Traditionally, baseball writers have been unfairly accused of using their Hall of Fame ballots as a means of inflicting retribution on ball players that were mercurial, cantankerous or even downright mean-spirited towards them. They have also faced criticism for using their ballots as a way of depriving worthy ball players from achieving baseball’s version of immortality in their first year of eligibility (Roberto Alomar). During this current period of ambiguity, it’s not fair to criticize a single baseball writer for either casting a ballot that includes cheaters or for not casting a ballot at all. The baseball writers themselves are struggling with the idea as to whether or not they are qualified to judge any of the candidates based on sportsmanship, integrity and character due to the open interpretation of the rules.
A custom that has grown in popularity throughout the years has been the baseball writers sharing their ballots with the general public in the days leading up to the formal announcement. Usually, readers could clearly see how the voting will eventually turn out. However, the unpredictability of this year’s ballot doesn’t provide anyone with clarity or assurance. With nearly 600 voters set to determine the fates of approximately three dozen candidates, the early impressions to date identify significant philosophical differences amongst the baseball writers. In particular, voters such as Murray Chass and T.J. Quinn have eloquently explained their unique positions regarding this year’s ballot and their reluctance to participate in future Hall of Fame elections.

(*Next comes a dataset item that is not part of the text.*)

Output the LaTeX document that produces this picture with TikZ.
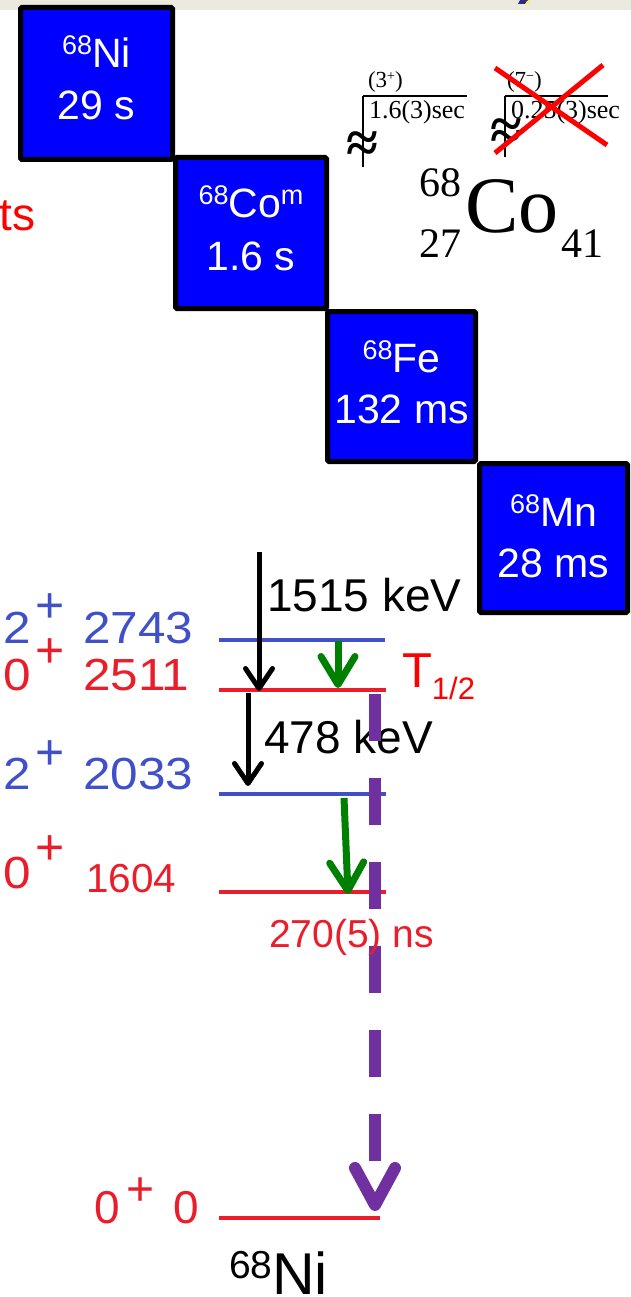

As Commissioner Selig once said, “Baseball is a social institution with enormous social responsibilities.” In theory, the Office of the Commissioner of Major League Baseball is the guardian and protector of the sport’s integrity. Performance enhancing substances have not only soiled the sanctity of the game for an entire generation, but it has also greatly diminished the romanticism that has accompanied noteworthy baseball milestones. By not banishing ball players connected to performance enhancing substances to the permanently ineligible list or affixing an asterisk next to historical achievements that have clearly been compromised, Major League Baseball has given its seal of approval to a collection of fraudulent ball players. Even with the pronounced indiscretions permanently staining the fabric of America’s National Pastime, the deceitful ball players are still eligible to receive the greatest honor that can ever be bestowed upon a professional athlete. Major League Baseball and it entities has theoretically distanced themselves from the voting process and has unfairly left the Baseball Writers Association of America to determine whether or not these dishonest individuals should be punished for their egregious acts by denying them entrance into the Hall of Fame.
Unfortunately, we cannot close our eyes and pretend the “Steroids Era” never existed in baseball. It has left an indelible mark on the game and is forever a part of baseball’s storied history. Therefore, it is the responsibility of the National Baseball Hall of Fame and Museum to chronicle and educate its visitors on a generation that included ball players that had succumbed to the temptations of performance enhancing substances. However, this dark aspect in the game’s history should be relegated to the top two floors of the museum and the library.
As purists will bicker about the tainted record books and sullied artifacts, the hallowed plaque gallery must remain pristine in nature and in purpose. Any infiltration by a ball player that had used performance enhancing substances would immediately compromise the reverence that has emanated from the gallery since its doors had opened in 1939. The repercussions could be severe and quite costly. Besides a potential decline in attendance at the museum and a negative effect on tourism in Cooperstown, a boycott by several Hall of Famers during Induction Weekend could spell doom for a beloved summer tradition and an American institution.